((

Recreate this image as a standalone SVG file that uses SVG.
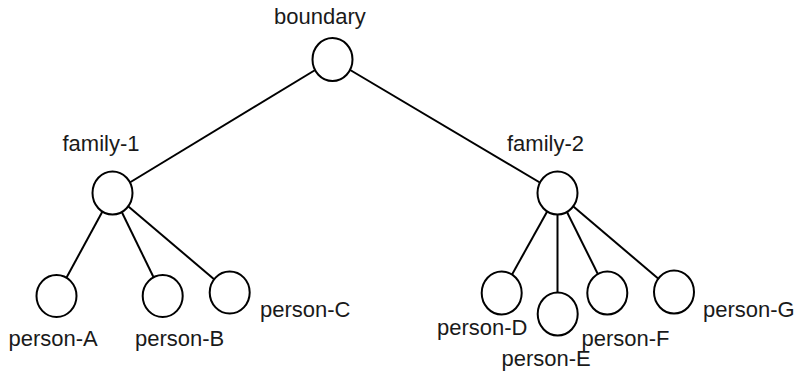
<svg xmlns="http://www.w3.org/2000/svg" width="800" height="372" viewBox="0 0 800 372">
  <style>
    .edge { stroke: #000; stroke-width: 2; fill: none; }
    .node ellipse { fill: #fff; stroke: #000; stroke-width: 2; }
    .label { font-family: "Liberation Sans", Arial, sans-serif; font-size: 22px; fill: #1a1a1a; }
  </style>
  <rect width="800" height="372" fill="#fff"/>

  <!-- connectors: drawn center to center, hidden under the white node fills -->
  <g id="edges" class="edge">
    <line x1="332.5" y1="59.5" x2="112.5" y2="193"/>
    <line x1="332.5" y1="59.5" x2="557.5" y2="193"/>
    <line x1="112.5" y1="193" x2="56.5" y2="296"/>
    <line x1="112.5" y1="193" x2="162.7" y2="296"/>
    <line x1="112.5" y1="193" x2="229.7" y2="292.5"/>
    <line x1="557.5" y1="193" x2="501.7" y2="293"/>
    <line x1="557.5" y1="193" x2="557.5" y2="314"/>
    <line x1="557.5" y1="193" x2="607.3" y2="293"/>
    <line x1="557.5" y1="193" x2="674" y2="292"/>
  </g>

  <g id="boundary" class="node">
    <ellipse cx="332.5" cy="59.5" rx="20" ry="21.5"/>
    <text class="label" x="274" y="24">boundary</text>
  </g>
  <g id="family-1" class="node">
    <ellipse cx="112.5" cy="193" rx="20" ry="21.5"/>
    <text class="label" x="62.5" y="151">family-1</text>
  </g>
  <g id="family-2" class="node">
    <ellipse cx="557.5" cy="193" rx="20" ry="21.5"/>
    <text class="label" x="507" y="151">family-2</text>
  </g>
  <g id="person-A" class="node">
    <ellipse cx="56.5" cy="296" rx="20" ry="21"/>
    <text class="label" x="8.5" y="346">person-A</text>
  </g>
  <g id="person-B" class="node">
    <ellipse cx="162.7" cy="296" rx="20" ry="21"/>
    <text class="label" x="135" y="346">person-B</text>
  </g>
  <g id="person-C" class="node">
    <ellipse cx="229.7" cy="292.5" rx="20" ry="21"/>
    <text class="label" x="260" y="317">person-C</text>
  </g>
  <g id="person-D" class="node">
    <ellipse cx="501.7" cy="293" rx="20" ry="21.5"/>
    <text class="label" x="437" y="335">person-D</text>
  </g>
  <g id="person-E" class="node">
    <ellipse cx="557.7" cy="314" rx="20" ry="21.5"/>
    <text class="label" x="501.5" y="366">person-E</text>
  </g>
  <g id="person-F" class="node">
    <ellipse cx="607.3" cy="293" rx="20" ry="21.5"/>
    <text class="label" x="581.5" y="345.5">person-F</text>
  </g>
  <g id="person-G" class="node">
    <ellipse cx="674" cy="292" rx="20" ry="21.5"/>
    <text class="label" x="703" y="317">person-G</text>
  </g>
</svg>
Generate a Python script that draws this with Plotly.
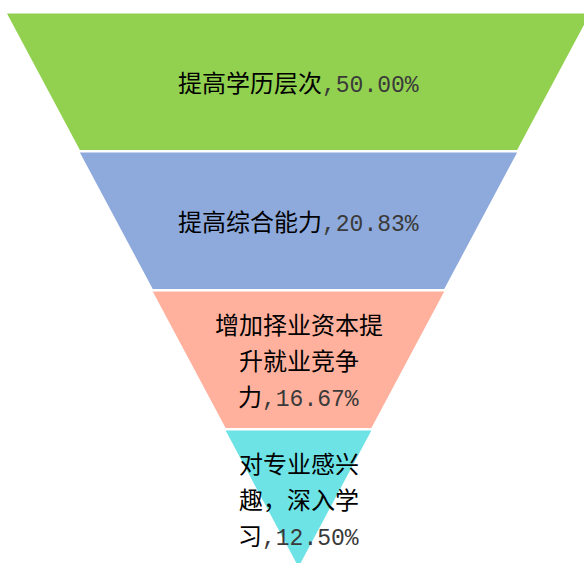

))

**Problem to work on**
Transcribe the whole listing, character for character, but not its images.

**Reply**
Recreate this image as a standalone SVG file that uses SVG.
<svg xmlns="http://www.w3.org/2000/svg" width="800" height="372" viewBox="0 0 800 372">
  <style>
    .edge { stroke: #000; stroke-width: 2; fill: none; }
    .node ellipse { fill: #fff; stroke: #000; stroke-width: 2; }
    .label { font-family: "Liberation Sans", Arial, sans-serif; font-size: 22px; fill: #1a1a1a; }
  </style>
  <rect width="800" height="372" fill="#fff"/>

  <!-- connectors: drawn center to center, hidden under the white node fills -->
  <g id="edges" class="edge">
    <line x1="332.5" y1="59.5" x2="112.5" y2="193"/>
    <line x1="332.5" y1="59.5" x2="557.5" y2="193"/>
    <line x1="112.5" y1="193" x2="56.5" y2="296"/>
    <line x1="112.5" y1="193" x2="162.7" y2="296"/>
    <line x1="112.5" y1="193" x2="229.7" y2="292.5"/>
    <line x1="557.5" y1="193" x2="501.7" y2="293"/>
    <line x1="557.5" y1="193" x2="557.5" y2="314"/>
    <line x1="557.5" y1="193" x2="607.3" y2="293"/>
    <line x1="557.5" y1="193" x2="674" y2="292"/>
  </g>

  <g id="boundary" class="node">
    <ellipse cx="332.5" cy="59.5" rx="20" ry="21.5"/>
    <text class="label" x="274" y="24">boundary</text>
  </g>
  <g id="family-1" class="node">
    <ellipse cx="112.5" cy="193" rx="20" ry="21.5"/>
    <text class="label" x="62.5" y="151">family-1</text>
  </g>
  <g id="family-2" class="node">
    <ellipse cx="557.5" cy="193" rx="20" ry="21.5"/>
    <text class="label" x="507" y="151">family-2</text>
  </g>
  <g id="person-A" class="node">
    <ellipse cx="56.5" cy="296" rx="20" ry="21"/>
    <text class="label" x="8.5" y="346">person-A</text>
  </g>
  <g id="person-B" class="node">
    <ellipse cx="162.7" cy="296" rx="20" ry="21"/>
    <text class="label" x="135" y="346">person-B</text>
  </g>
  <g id="person-C" class="node">
    <ellipse cx="229.7" cy="292.5" rx="20" ry="21"/>
    <text class="label" x="260" y="317">person-C</text>
  </g>
  <g id="person-D" class="node">
    <ellipse cx="501.7" cy="293" rx="20" ry="21.5"/>
    <text class="label" x="437" y="335">person-D</text>
  </g>
  <g id="person-E" class="node">
    <ellipse cx="557.7" cy="314" rx="20" ry="21.5"/>
    <text class="label" x="501.5" y="366">person-E</text>
  </g>
  <g id="person-F" class="node">
    <ellipse cx="607.3" cy="293" rx="20" ry="21.5"/>
    <text class="label" x="581.5" y="345.5">person-F</text>
  </g>
  <g id="person-G" class="node">
    <ellipse cx="674" cy="292" rx="20" ry="21.5"/>
    <text class="label" x="703" y="317">person-G</text>
  </g>
</svg>
Generate a Python script that draws this with Plotly.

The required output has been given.